Just need some opinions

blendedfamily7's picture

I am about to move in with my bf who has a son and daughter, I have 3 myself. Lately we have been having some problems with the bm and his sons actions. For example: when it is my bf's time on the weekends when he is home, the cell phone that his dad got specifically for his son to talk to him when his dad is out of town gets alot of calls and texts from his bm and his son back and forth. It bothers me because it's not the normal how are you doing? Having fun? No. It is him texting or calling his bm to tell him what we did to piss him off, or she calls her son to talk to his dad; my bf. If my bf wanted to talk to his son's bm, he would answer his own phone. Also she calls my bf somehow everytime right when we are in the middle of important stuff like dinner. My bf's son also gets very moody when he can't have his way and makes all the other children begin to get cranky and grumpy too. There are a few other things but I think those make the most problems arise. If anyone would like to give their 2 cents on how to deal or handle these situations it would be appreciated greatly. Thanks.

smurf99's picture

i get this problem too at times 15yr old rings his mum then dh ends up talking to her. He used to do it alot but since i started ignoring it its got better , used to annoy the hell out of me. set some ground rules, ive done that with dh example if we are busy,eating etc dh doesnt answer the phone to her, or will ring her back whens its convienient to us. Once we were about to have sex and she rang and he answered after i flipped out about that big time it never happened again lol!!! I cant control what son does but he does it to wind me up i think. But dh needs to make it clear what happens at your house is his issue to deal with not hers unless its something eg school, that concerns her , discipline is your job. Sounds like hes playing them off against wach other and the parents are letting it happen. Ive had that too, but if your dh makes a stand it will stop.
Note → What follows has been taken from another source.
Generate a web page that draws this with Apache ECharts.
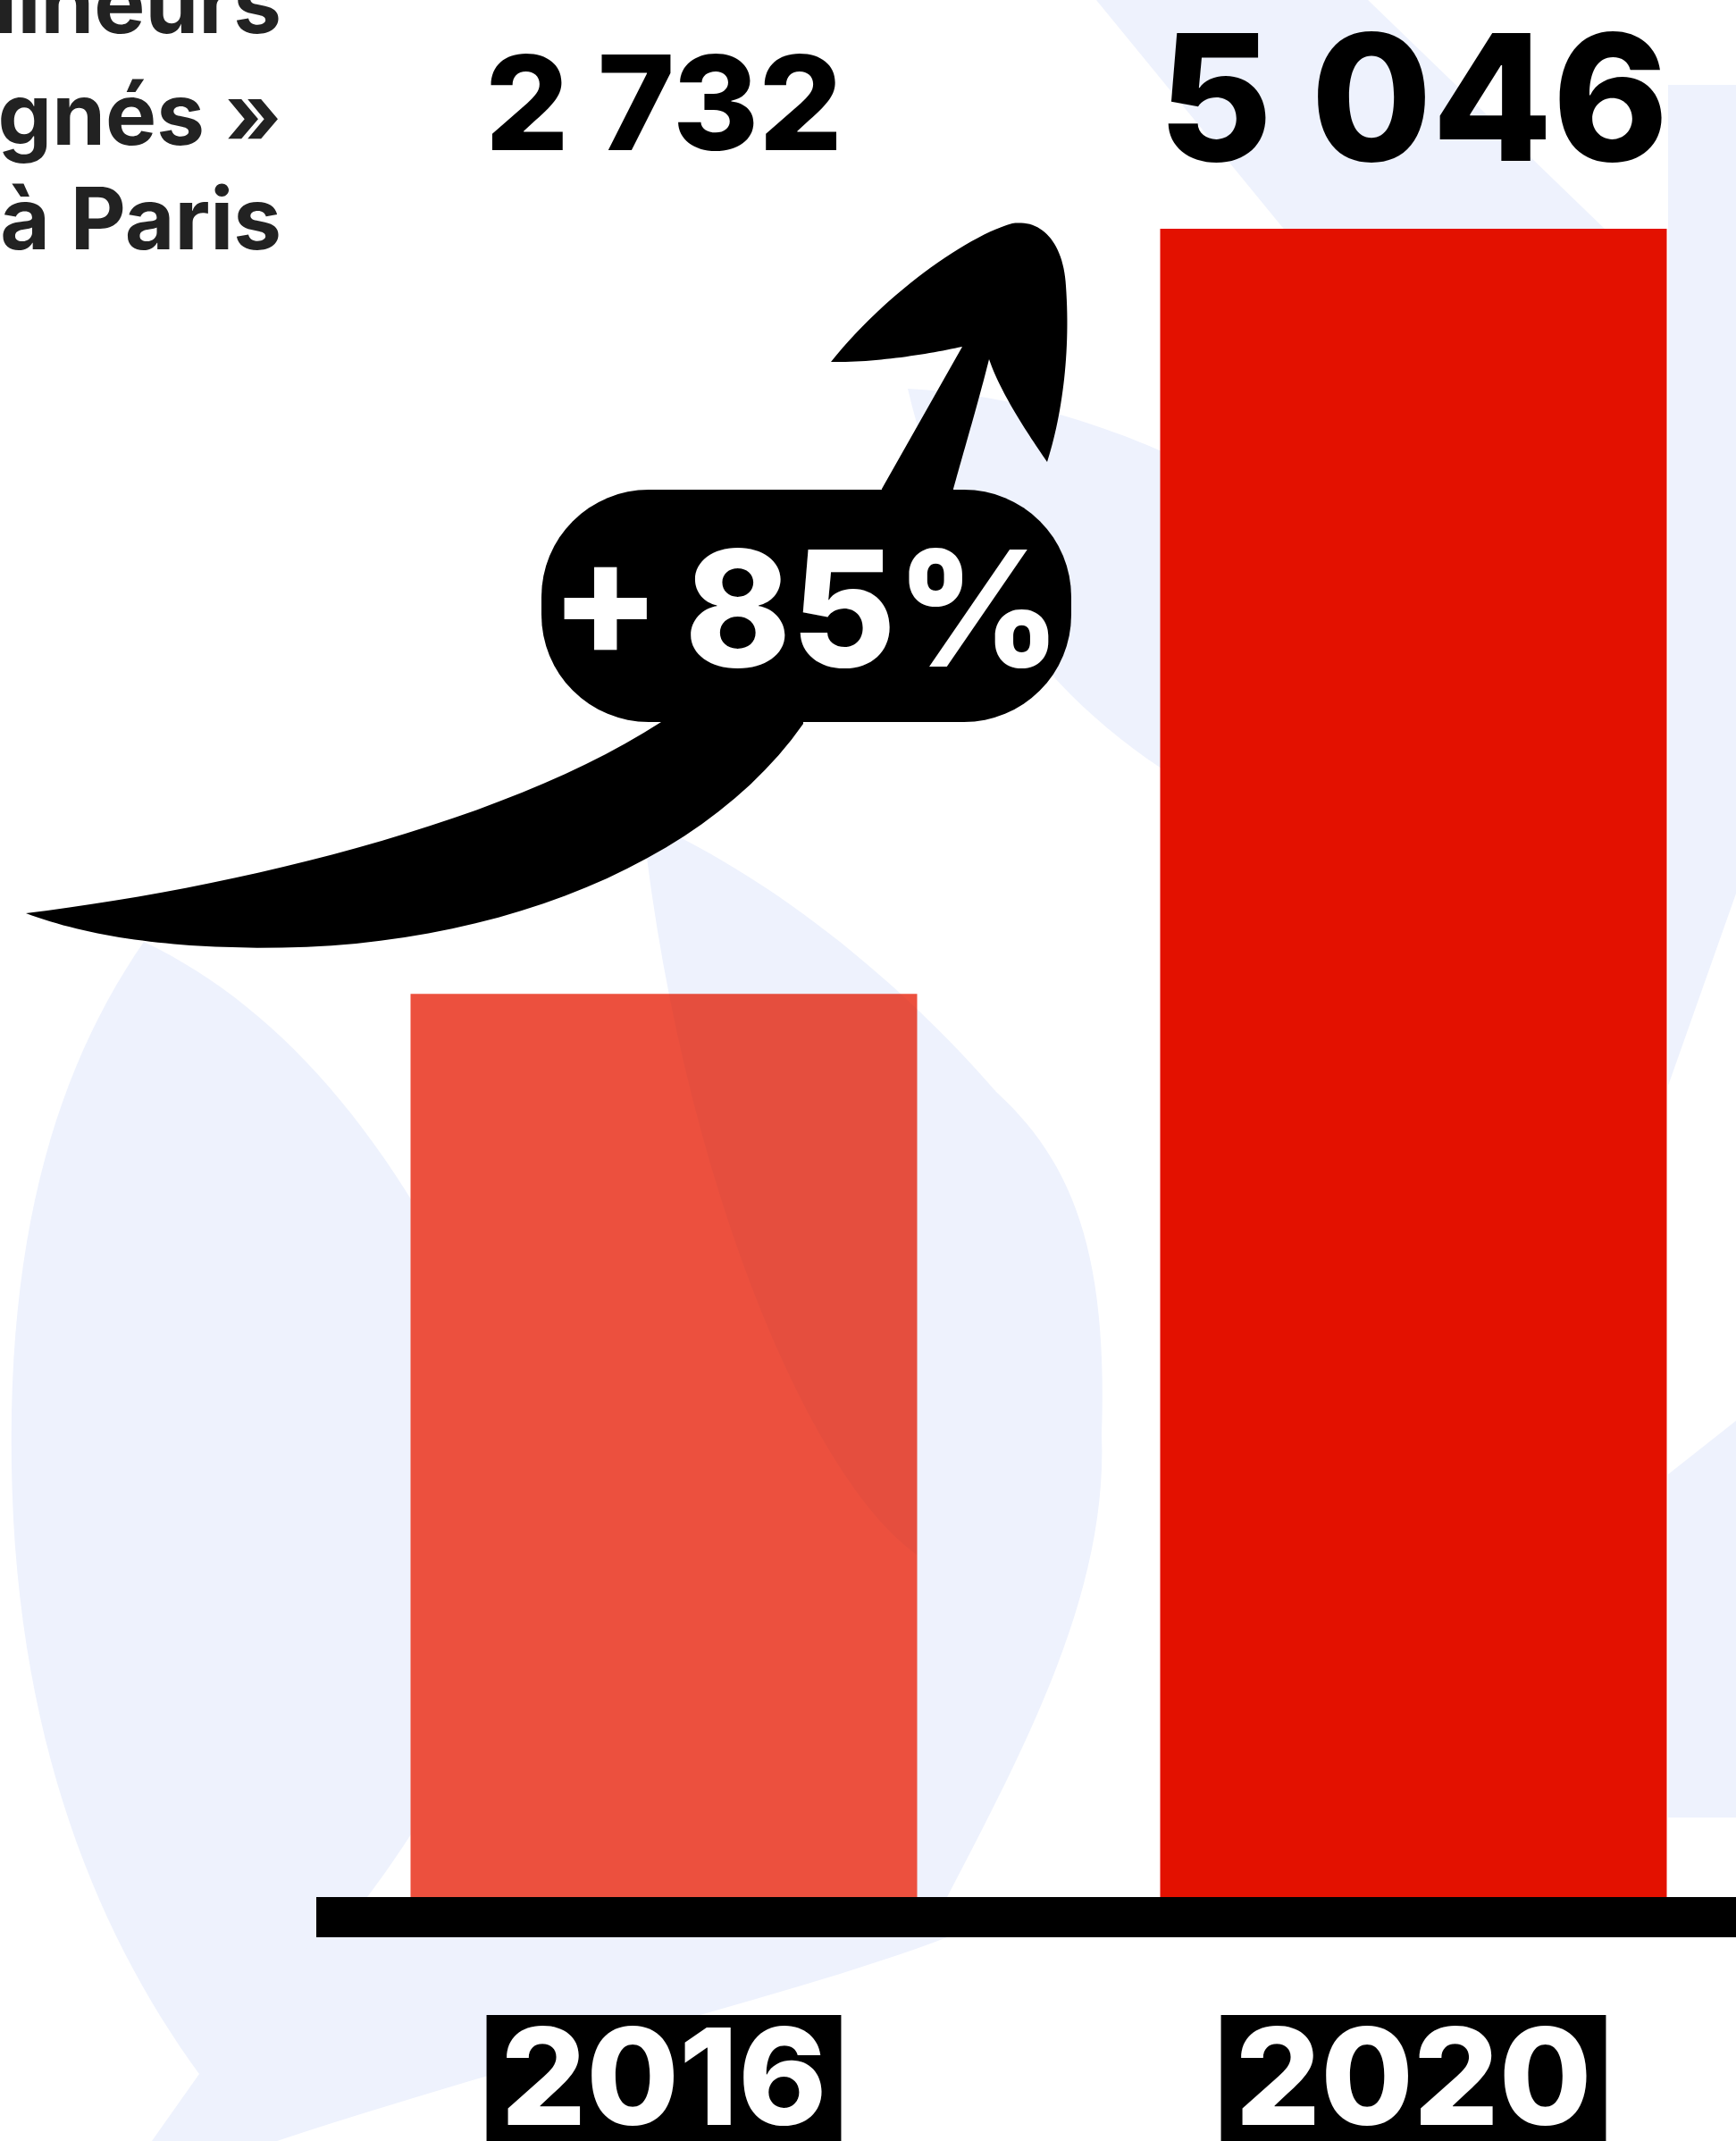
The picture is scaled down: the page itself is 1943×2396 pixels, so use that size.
<!DOCTYPE html>
<html><head><meta charset="utf-8">
<script src="https://cdn.jsdelivr.net/npm/echarts@6/dist/echarts.min.js"></script>
<style>html,body{margin:0;padding:0;background:#fff}#c{width:1943px;height:2396px}</style>
</head><body><div id="c"></div>
<script>
// ---- data ----
const years = ['2016', '2020'];
const counts = [2732, 5046];
const barColors = ['#ec503e', '#e31100'];
const titleLines = ['Mineurs', '« non accompagnés »', 'à Paris'];
const yMax = 5200;

const FONT = 'Inter';
const BAR_W = 567;
function fmt(n){ return String(n).replace(/\B(?=(\d{3})+(?!\d))/g, ' '); }
const growth = Math.round((counts[1] / counts[0] - 1) * 100);

// sample a path of lines / cubic beziers into polygon points (decoration only)
function sampled(start, segs){
  const pts = [start]; let p = start;
  segs.forEach(s => {
    if (s.length === 1) { pts.push(s[0]); p = s[0]; return; }
    const [c1, c2, e] = s;
    for (let i = 1; i <= 28; i++) {
      const t = i / 28, u = 1 - t;
      pts.push([
        u*u*u*p[0] + 3*u*u*t*c1[0] + 3*u*t*t*c2[0] + t*t*t*e[0],
        u*u*u*p[1] + 3*u*u*t*c1[1] + 3*u*t*t*c2[1] + t*t*t*e[1]
      ]);
    }
    p = e;
  });
  return pts;
}
// clip polygon to rectangle (Sutherland-Hodgman)
function clipRect(poly, x0, y0, x1, y1){
  const edges = [
    [p => p[0] >= x0, (a, b) => { const t = (x0 - a[0]) / (b[0] - a[0]); return [x0, a[1] + t * (b[1] - a[1])]; }],
    [p => p[0] <= x1, (a, b) => { const t = (x1 - a[0]) / (b[0] - a[0]); return [x1, a[1] + t * (b[1] - a[1])]; }],
    [p => p[1] >= y0, (a, b) => { const t = (y0 - a[1]) / (b[1] - a[1]); return [a[0] + t * (b[0] - a[0]), y0]; }],
    [p => p[1] <= y1, (a, b) => { const t = (y1 - a[1]) / (b[1] - a[1]); return [a[0] + t * (b[0] - a[0]), y1]; }]
  ];
  let out = poly;
  edges.forEach(([inside, inter]) => {
    const inp = out; out = [];
    for (let i = 0; i < inp.length; i++) {
      const cur = inp[i], prev = inp[(i + inp.length - 1) % inp.length];
      if (inside(cur)) { if (!inside(prev)) out.push(inter(prev, cur)); out.push(cur); }
      else if (inside(prev)) out.push(inter(prev, cur));
    }
  });
  return out;
}

const WM = '#eef2fd';
const lens = sampled([719,917], [[[760,1300],[900,1650],[1026,1740]], [[1026,2123]], [[1060,2123]], [[1150,1950],[1240,1780],[1233,1605]], [[1240,1400],[1200,1300],[1115,1222]], [[1000,1090],[860,980],[719,917]]]);
const bgShapes = [
  sampled([161,1054], [[[60,1200],[0,1400],[15,1700]], [[30,1980],[120,2180],[223,2321]], [[330,2230],[430,2120],[520,1950]], [[520,1450]], [[420,1250],[300,1120],[161,1054]]]),
  [[1227,0],[1531,0],[1800,260],[1440,260]],
  sampled([1016,435], [[[1120,440],[1220,470],[1300,505]], [[1300,860]], [[1150,760],[1060,620],[1016,435]]]),
  [[1867,95],[1943,95],[1943,1000],[1867,1215]],
  [[1867,1650],[1943,1590],[1943,2034],[1867,2034]],
  sampled([354,2168], [[[1060,2168]], [[900,2230],[600,2300],[310,2396]], [[170,2396]], [[223,2321]], [[270,2260],[320,2210],[354,2168]]]),
  lens
];

const tail = sampled([29,1022], [[[250,995],[560,925],[740,808]], [[760,760]], [[899,760]], [[899,810]], [[780,980],[520,1070],[260,1060]], [[170,1058],[90,1045],[29,1022]]]);
const head = sampled([980,600], [[[987,547]], [[1077,388]], [[1040,396],[980,406],[930,405]], [[990,330],[1080,265],[1133,250]], [[1165,245],[1190,270],[1193,320]], [[1198,390],[1190,460],[1172,517]], [[1150,485],[1120,440],[1107,402]], [[1095,450],[1080,500],[1067,547]], [[1070,600]]]);

function buildGraphic(overlay){
  const g = [];
  bgShapes.forEach(pts => g.push({type:'polygon', z:-10, silent:true, shape:{points:pts}, style:{fill:WM}}));
  if (overlay && overlay.length > 2) g.push({type:'polygon', z:50, silent:true, shape:{points:overlay}, style:{fill:'#f8f9fe', blend:'multiply'}});
  g.push({type:'polygon', z:60, silent:true, shape:{points:tail}, style:{fill:'#000'}});
  g.push({type:'polygon', z:60, silent:true, shape:{points:head}, style:{fill:'#000'}});
  g.push({type:'rect', z:61, silent:true, shape:{x:606, y:548, width:593, height:260, r:120}, style:{fill:'#000'}});
  g.push({type:'text', z:62, silent:true, style:{text:'+\u2009' + growth + '%', x:902, y:692, align:'center', verticalAlign:'middle', fill:'#fff', fontFamily:FONT, fontWeight:800, fontSize:180}});
  const titleY = [8, 133, 250];
  titleLines.forEach((t, i) => g.push({type:'text', z:62, silent:true, style:{text:t, x:315, y:titleY[i], align:'right', verticalAlign:'middle', fill:'#222', fontFamily:FONT, fontWeight:700, fontSize:96}}));
  return g;
}

const chart = echarts.init(document.getElementById('c'), null, {renderer:'canvas'});
chart.setOption({
  backgroundColor: '#fff',
  animation: false,
  grid: [
    {left: 323.5, right: -58.5, top: 199, bottom: 273, containLabel:false, outerBoundsMode:'none'},
    {left: 354, right: 0, top: 2000, bottom: 250.5, containLabel:false, outerBoundsMode:'none'},
    {left: 323.5, right: -58.5, top: 230, height: 20, containLabel:false, outerBoundsMode:'none'}
  ],
  xAxis: [
    {type:'category', gridIndex:0, data: years,
     axisLine:{show:false}, axisTick:{show:false},
     axisLabel:{interval:0, margin:132, color:'#fff', fontFamily:FONT, fontWeight:800, fontSize:150, lineHeight:140,
                backgroundColor:'#000', padding:[8,16,30,16]}},
    {type:'value', gridIndex:1, min:0, max:1,
     axisLine:{show:true, onZero:false, lineStyle:{color:'#000', width:45, cap:'butt'}},
     axisTick:{show:false}, axisLabel:{show:false}, splitLine:{show:false}},
    {type:'category', gridIndex:2, position:'top', data: counts.map(fmt),
     axisLine:{show:false}, axisTick:{show:false},
     axisLabel:{interval:0, margin:0,
       formatter:(v, i) => (i === 0 ? '{a|' : '{b|') + v + '}',
       rich:{
         a:{fontFamily:FONT, fontWeight:800, fontSize:147, lineHeight:147, color:'#000', padding:[0,0,66,0]},
         b:{fontFamily:FONT, fontWeight:800, fontSize:196, lineHeight:196, color:'#000', padding:[0,0,22,0]}
       }}}
  ],
  yAxis: [
    {type:'value', gridIndex:0, min:0, max:yMax, show:false},
    {type:'value', gridIndex:1, show:false},
    {type:'value', gridIndex:2, show:false}
  ],
  series: [{
    type:'bar', xAxisIndex:0, yAxisIndex:0, barWidth:BAR_W, z:5,
    data: counts.map((v, i) => ({value:v, itemStyle:{color:barColors[i]}}))
  }],
  graphic: buildGraphic(null)
});
// tint of the watermark seen through the first bar: clip the lens to that bar's rectangle
const pTop = chart.convertToPixel({xAxisIndex:0, yAxisIndex:0}, [0, counts[0]]);
const pBot = chart.convertToPixel({xAxisIndex:0, yAxisIndex:0}, [0, 0]);
const overlay = clipRect(lens, pTop[0] - BAR_W / 2, pTop[1], pTop[0] + BAR_W / 2, pBot[1]);
chart.setOption({graphic: buildGraphic(overlay)}, {replaceMerge:['graphic']});
</script></body></html>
I had to be the one here that stood up and said to his son, dont be disrespectful about your mum in this house (even though i hate her), hes learning but its effort. Otherwise its tit for tat , only person that loses out are the kids in the long run. Setting consequences might help the moodiness. My ss15 skipped school so he lost his internet access for 2 weeks and now can only go on when we log him in, lol

herewegoagain's picture

Crazy used to call DH all the time and make our lives miserable. I disconnected DHs cell phone. End of story.

blendedfamily7's picture

Thank you Smile We are going to try just taking the cell away while his kids are over. If the bm needs to talk she can wait till 8pm to tell them goodnight on their bd's cell.

buterfly_2011's picture

I have this issue too except its not my son constantly lighting up his phone its my ex and his girlfriend. I pay for the phone and I don't really care if my son uses it to communicate with BD. It's his father. BUT I do get highly annoyed when the calling and texting is non stop from BD and girlfriend. Texting him for reminders to do this or do that or make sure this is done or that's done. I'm more then capable of getting my son's homework finished or we are more then capable of packing the right stuff for sports etc. Sometimes they go as far to ask what kind of activities we have done or what kind of dinners I am cooking for him. My son feels trapped when they do this. And they have inbedded in him if he doesn't answer etc then that's considered lying.
Funny how when he goes to BD house I don't bother him too much other then a good morning or a good night. And most of the time if I need to call my son is always "unavailable" to speak to. I chalk it up to later in life kids will "see" the light of things. Or that's what I tell myself. I try not to sweat things like him talking to his dad or girlfriend on a phone I pay for. I am 12 years into this and I have learned to pick and choose battles. Being a BM and a SM has taught me a lot about both sides of the situations.

kaobree32012's picture

We had the same problem. Twice already, BM has bought SS a cell phone and constantly texted him during our time. We put a stop to it by telling her that if she wanted to talk to him, that is fine but the cell phone was off limits and that he would be leaving the cell phone with her on our weeks. She knows our home number. She can call it.

That worked for a while. Then the next thing you know, the ipod touch we bought him had the "text now" ap installed. We found texts back and forth and he was doing it when we were not aware. Well, that ended when i changed the password on the device and deleted the ap. I also made it to where nothing can be downloaded.

She then decides to call my husbands cell and text through that. Well, again, we blocked the number. She decided to call from her friends phones. Well, if the numbers are not programmed into his phone, he simply does not answer it. She has no choice but to call our home phone.

As you can see, she stops at nothing to irritate us. Purposely, yes. But we are always one step ahead of her. Unfortunately, i do not see it stopping anytime soon. Good luck with your situation.